The system on which this volume has been compiled and edited is the same as that described in the editorial note to the second volume of the Victoria History of Leicestershire. The same group of Leicestershire patrons, under the distinguished chairmanship of Sir Robert Martin, have continued their generous grants for the support of a local editor, and the University of London has watched over the whole enterprise and published the results.

This is the first volume in the Victoria History series to be devoted exclusively to the history of a provincial town. Like its two predecessors, the second and third volumes of the Victoria History of Leicestershire, it was planned by Dr. W. G. Hoskins, while still Reader in English Local History at the University College, Leicester, now the University of Leicester. Dr. Hoskins also commissioned many of the articles that form the volume, but, owing to his departure for Oxford, he was unable to edit them. Designed to cover the history of Leicester since the Conquest, this volume falls into three main parts. The first part covers the political, social, economic and administrative history of the town as a whole. For this purpose the history of Leicester has been divided into four periods, and for each period there are two parallel chapters. In addition there are chapters on education and, for the period since 1835, on three of Leicester's industries. There is no separate article, however, on engineering: it was deemed impossible to divide engineering in the city from engineering in the county, and the whole history of engineering in Leicester and in Leicestershire has been treated in a single chapter in Volume III. The second part of the present volume covers the topography of the area which constituted the borough until 1891. In this part it was found inconvenient, and in some respects impracticable, to deal with all the various subjects within the topographical framework familiar to readers of parish histories in this series. There are, therefore, in addition to chapters on the several parishes and liberties, separate chapters on mills, lost churches, Roman Catholic and Protestant nonconformity, the borough charities, and almshouses and hospitals. The third part of the volume covers the topography of the areas added to Leicester at various dates since 1891. It may be specially mentioned that the history of the population and physical growth of the city, which is the work of Mr. C. T. Smith, has been woven into the chapters on social and administrative history since 1660, and not reserved, as in rural Leicestershire, for separate treatment.

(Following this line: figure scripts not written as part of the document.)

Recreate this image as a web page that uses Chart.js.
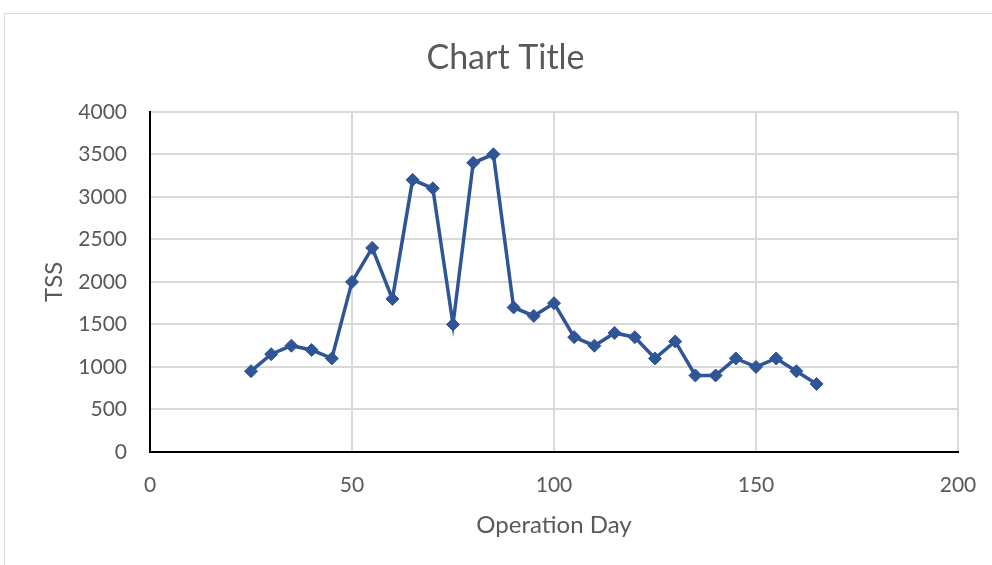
<!DOCTYPE html>
<html>
<head>
<meta charset="utf-8">
<script src="https://cdn.jsdelivr.net/npm/chart.js@4/dist/chart.umd.min.js"></script>
<style>
html,body{margin:0;padding:0;background:#fff;}
#wrap{position:absolute;left:0;top:0;width:992px;height:565px;}
</style>
</head>
<body>
<div id="wrap"><canvas id="c" width="992" height="565"></canvas></div>
<script>
const days = [25,30,35,40,45,50,55,60,65,70,75,80,85,90,95,100,105,110,115,120,125,130,135,140,145,150,155,160,165];
const tss  = [950,1150,1250,1200,1100,2000,2400,1800,3200,3100,1500,3400,3500,1700,1600,1750,1350,1250,1400,1350,1100,1300,900,900,1100,1000,1100,950,800];
const chartTitle = 'Chart Title';
const xTitle = 'Operation Day';
const yTitle = 'TSS';

const FONT = 'Lato, "Open Sans", sans-serif';
const GREY = '#595959';

const framePlugin = {
  id: 'frame',
  beforeDraw(chart) {
    const ctx = chart.ctx;
    ctx.save();
    ctx.fillStyle = '#fff';
    ctx.fillRect(0, 0, chart.width, chart.height);
    ctx.strokeStyle = '#d9d9d9';
    ctx.lineWidth = 1;
    ctx.strokeRect(4.5, 13.5, 1100, 700);
    ctx.restore();
  }
};

new Chart(document.getElementById('c'), {
  type: 'line',
  data: {
    datasets: [{
      data: days.map((d, i) => ({x: d, y: tss[i]})),
      borderColor: '#2F5597',
      backgroundColor: '#2F5597',
      borderWidth: 3.5,
      pointStyle: 'rectRot',
      pointRadius: 6.5,
      pointHoverRadius: 6.5,
      pointBorderWidth: 1,
      tension: 0,
      fill: false,
      yAxisID: 'y'
    }]
  },
  options: {
    responsive: false,
    animation: false,
    devicePixelRatio: 1,
    layout: {padding: {left: 19, right: 0, top: 0, bottom: 0}},
    plugins: {
      legend: {display: false},
      tooltip: {enabled: false},
      title: {
        display: true,
        text: chartTitle,
        color: GREY,
        font: {family: FONT, size: 34, weight: 'normal', lineHeight: 1.2},
        padding: {top: 38, bottom: 33}
      }
    },
    scales: {
      x: {
        type: 'linear',
        min: 0, max: 200,
        ticks: {stepSize: 50, color: GREY, font: {family: FONT, size: 21}, padding: 0},
        grid: {color: '#d9d9d9', lineWidth: 2, drawTicks: true, tickLength: 21, tickColor: 'rgba(0,0,0,0)'},
        border: {color: '#000', width: 2},
        title: {display: true, text: xTitle, color: GREY, font: {family: FONT, size: 24, lineHeight: 1.2}, padding: {top: 0, bottom: 25.6}},
        afterFit(scale) { scale.height = 113; }
      },
      y: {
        min: 0, max: 4000,
        ticks: {stepSize: 500, color: GREY, font: {family: FONT, size: 21}, padding: 0,
                callback: (v) => String(v)},
        grid: {color: '#d9d9d9', lineWidth: 2, drawTicks: true, tickLength: 23, tickColor: 'rgba(0,0,0,0)'},
        border: {color: '#000', width: 2},
        title: {display: true, text: yTitle, color: GREY, font: {family: FONT, size: 24, lineHeight: 1.2}, padding: {top: 20.6, bottom: 0}},
        afterFit(scale) { scale.width = 131; }
      },
      yR: {
        position: 'right',
        display: true,
        min: 0, max: 4000,
        ticks: {display: false},
        grid: {display: false, drawTicks: false},
        border: {display: false},
        afterFit(scale) { scale.width = 34; }
      }
    }
  },
  plugins: [framePlugin]
});
</script>
</body>
</html>
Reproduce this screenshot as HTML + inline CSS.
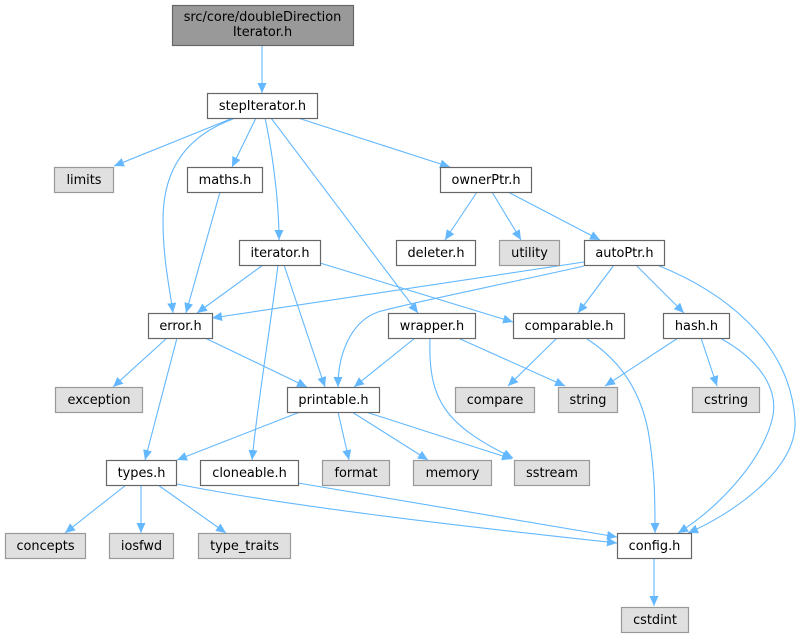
<!DOCTYPE html>
<html><head><meta charset="utf-8"><style>
html,body{margin:0;padding:0;background:#fff;}
svg{display:block;}
text{font-family:"DejaVu Sans","Liberation Sans",sans-serif;font-size:12.9px;fill:#000;text-anchor:middle;}
.e{fill:none;stroke:#63b8ff;stroke-width:1.1;marker-end:url(#a);}
.w{fill:#fff;stroke:#666;stroke-width:1.2;}
.g{fill:#e0e0e0;stroke:#999;stroke-width:1.2;}
</style></head><body>
<svg width="801" height="637" viewBox="0 0 801 637" xmlns="http://www.w3.org/2000/svg">
<defs>
<marker id="a" markerUnits="userSpaceOnUse" markerWidth="12" markerHeight="10" refX="10" refY="4.5" orient="auto">
<path d="M0,0 L10,4.5 L0,9z" fill="#63b8ff"/>
</marker>
</defs>
<!-- edges -->
<path class="e" d="M262,45 L262,93"/>
<path class="e" d="M233,118 L114,166"/>
<path class="e" d="M233,119 C190,135 163,165 163,220 C163,260 170,290 173,313"/>
<path class="e" d="M256,118 L232,167"/>
<path class="e" d="M265,118 C272,150 279,200 279,240"/>
<path class="e" d="M271,118 L418,313"/>
<path class="e" d="M298,118 L450,167"/>
<path class="e" d="M220,192 L186,313"/>
<path class="e" d="M477,192 L445,240"/>
<path class="e" d="M492,192 L521,240"/>
<path class="e" d="M508,192 L600,240"/>
<path class="e" d="M263,265 L197,313"/>
<path class="e" d="M284,265 L325,387"/>
<path class="e" d="M278,265 C270,330 258,400 252,460"/>
<path class="e" d="M320,263 L513,322"/>
<path class="e" d="M584,262 L212,318"/>
<path class="e" d="M584,266 C500,285 400,305 378,312 C350,322 338,355 338,387"/>
<path class="e" d="M614,265 L578,313"/>
<path class="e" d="M636,265 L684,313"/>
<path class="e" d="M657,265 C720,290 790,340 795,420 C798,470 730,515 688,533"/>
<path class="e" d="M167,338 L113,387"/>
<path class="e" d="M177,338 L145,460"/>
<path class="e" d="M205,338 L307,387"/>
<path class="e" d="M415,338 L354,387"/>
<path class="e" d="M458,338 L565,386"/>
<path class="e" d="M430,339 C428,400 445,425 513,458"/>
<path class="e" d="M557,338 L508,386"/>
<path class="e" d="M587,339 C620,360 640,390 648,430 C655,470 655,500 655,533"/>
<path class="e" d="M678,338 L605,386"/>
<path class="e" d="M701,338 L717,386"/>
<path class="e" d="M720,338 C760,360 780,390 772,420 C760,465 715,510 678,533"/>
<path class="e" d="M300,412 L177,460"/>
<path class="e" d="M338,412 L349,460"/>
<path class="e" d="M352,412 L428,460"/>
<path class="e" d="M366,412 L512,459"/>
<path class="e" d="M126,485 L65,533"/>
<path class="e" d="M141,485 L141,533"/>
<path class="e" d="M158,485 L226,533"/>
<path class="e" d="M177,484 C280,505 450,525 617,543"/>
<path class="e" d="M298,483 L617,537"/>
<path class="e" d="M654,558 L654,606"/>
<!-- nodes -->
<rect x="172.5" y="5.5" width="181" height="40" fill="#999" stroke="#666" stroke-width="1.2"/>
<text x="262.5" y="21">src/core/doubleDirection</text>
<text x="262.5" y="36">Iterator.h</text>

<rect class="w" x="207.5" y="93.5" width="110" height="25"/><text x="262.5" y="110">stepIterator.h</text>
<rect class="g" x="54.5" y="167.5" width="59" height="25"/><text x="84" y="184">limits</text>
<rect class="w" x="187.5" y="167.5" width="75" height="25"/><text x="225" y="184">maths.h</text>
<rect class="w" x="440.5" y="167.5" width="91" height="25"/><text x="486" y="184">ownerPtr.h</text>
<rect class="w" x="396.5" y="240.5" width="79" height="25"/><text x="436" y="257">deleter.h</text>
<rect class="g" x="499.5" y="240.5" width="60" height="25"/><text x="529.5" y="257">utility</text>
<rect class="w" x="584.5" y="240.5" width="80" height="25"/><text x="624.5" y="257">autoPtr.h</text>
<rect class="w" x="239.5" y="240.5" width="81" height="25"/><text x="280" y="257">iterator.h</text>
<rect class="w" x="148.5" y="313.5" width="64" height="25"/><text x="180.5" y="330">error.h</text>
<rect class="w" x="388.5" y="313.5" width="87" height="25"/><text x="432" y="330">wrapper.h</text>
<rect class="w" x="513.5" y="313.5" width="111" height="25"/><text x="569" y="330">comparable.h</text>
<rect class="w" x="663.5" y="313.5" width="66" height="25"/><text x="696.5" y="330">hash.h</text>
<rect class="g" x="55.5" y="387.5" width="87" height="25"/><text x="99" y="404">exception</text>
<rect class="w" x="287.5" y="387.5" width="92" height="25"/><text x="333.5" y="404">printable.h</text>
<rect class="g" x="455.5" y="387.5" width="79" height="25"/><text x="495" y="404">compare</text>
<rect class="g" x="558.5" y="387.5" width="59" height="25"/><text x="588" y="404">string</text>
<rect class="g" x="692.5" y="387.5" width="67" height="25"/><text x="726" y="404">cstring</text>
<rect class="w" x="106.5" y="460.5" width="70" height="25"/><text x="141.5" y="477">types.h</text>
<rect class="w" x="200.5" y="460.5" width="98" height="25"/><text x="249.5" y="477">cloneable.h</text>
<rect class="g" x="322.5" y="460.5" width="67" height="25"/><text x="356" y="477">format</text>
<rect class="g" x="413.5" y="460.5" width="78" height="25"/><text x="452.5" y="477">memory</text>
<rect class="g" x="514.5" y="460.5" width="75" height="25"/><text x="552" y="477">sstream</text>
<rect class="g" x="5.5" y="533.5" width="80" height="25"/><text x="45.5" y="550">concepts</text>
<rect class="g" x="109.5" y="533.5" width="64" height="25"/><text x="141.5" y="550">iosfwd</text>
<rect class="g" x="198.5" y="533.5" width="92" height="25"/><text x="244.5" y="550">type_traits</text>
<rect class="w" x="617.5" y="533.5" width="74" height="25"/><text x="654.5" y="550">config.h</text>
<rect class="g" x="621.5" y="607.5" width="67" height="25"/><text x="655" y="624">cstdint</text>
</svg>
</body></html>
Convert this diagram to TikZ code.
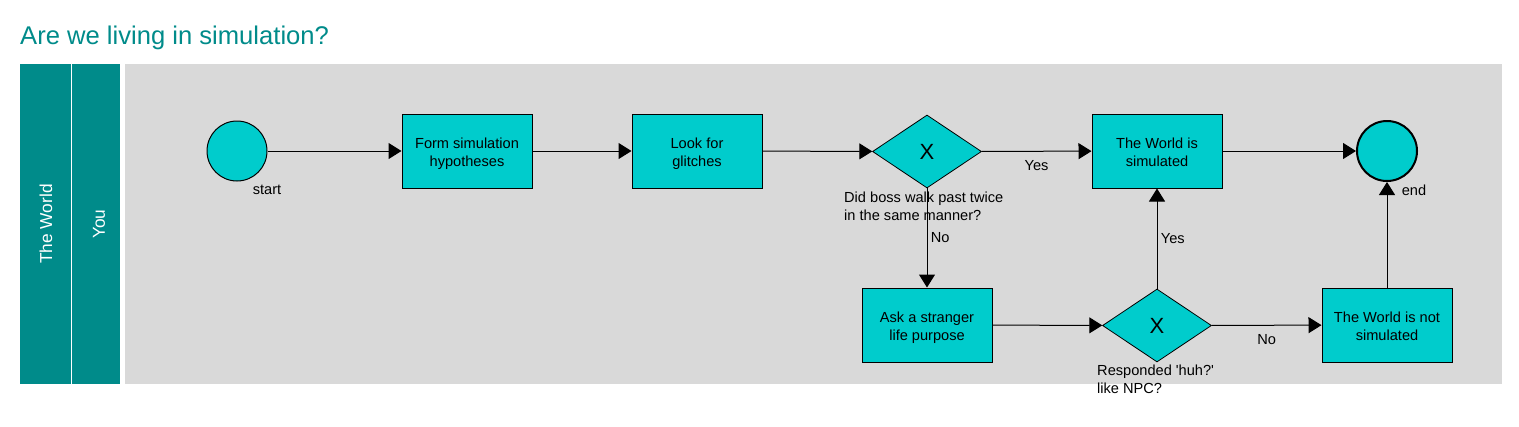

For general help in the preparation of the volume, and especially for advice upon architectural descriptions, thanks are due to Professor Jack Simmons. Thanks are also due to Mr. C. D. B. Ellis for his advice, particularly on the history of charities. The services of Dr. L. A. Parker, the Leicestershire County Archivist, and Mr. G. A. Chinnery, the Leicester City Archivist, are recalled with like appreciation. Information provided by Mr. A. Wright, of Leicester City Library, and by Mr. J. Hill, of Leicester, about the history of the City in the nineteenth and twentieth centuries is gratefully acknowledged, as is also the permission given by parochial incumbents, clerks of charities, and others to consult records in their possession.

The articles in this volume were in preparation up to the summer of 1956, and do not take account of changes which have taken place since then, notably the transformation of University College, Leicester, into the University of Leicester.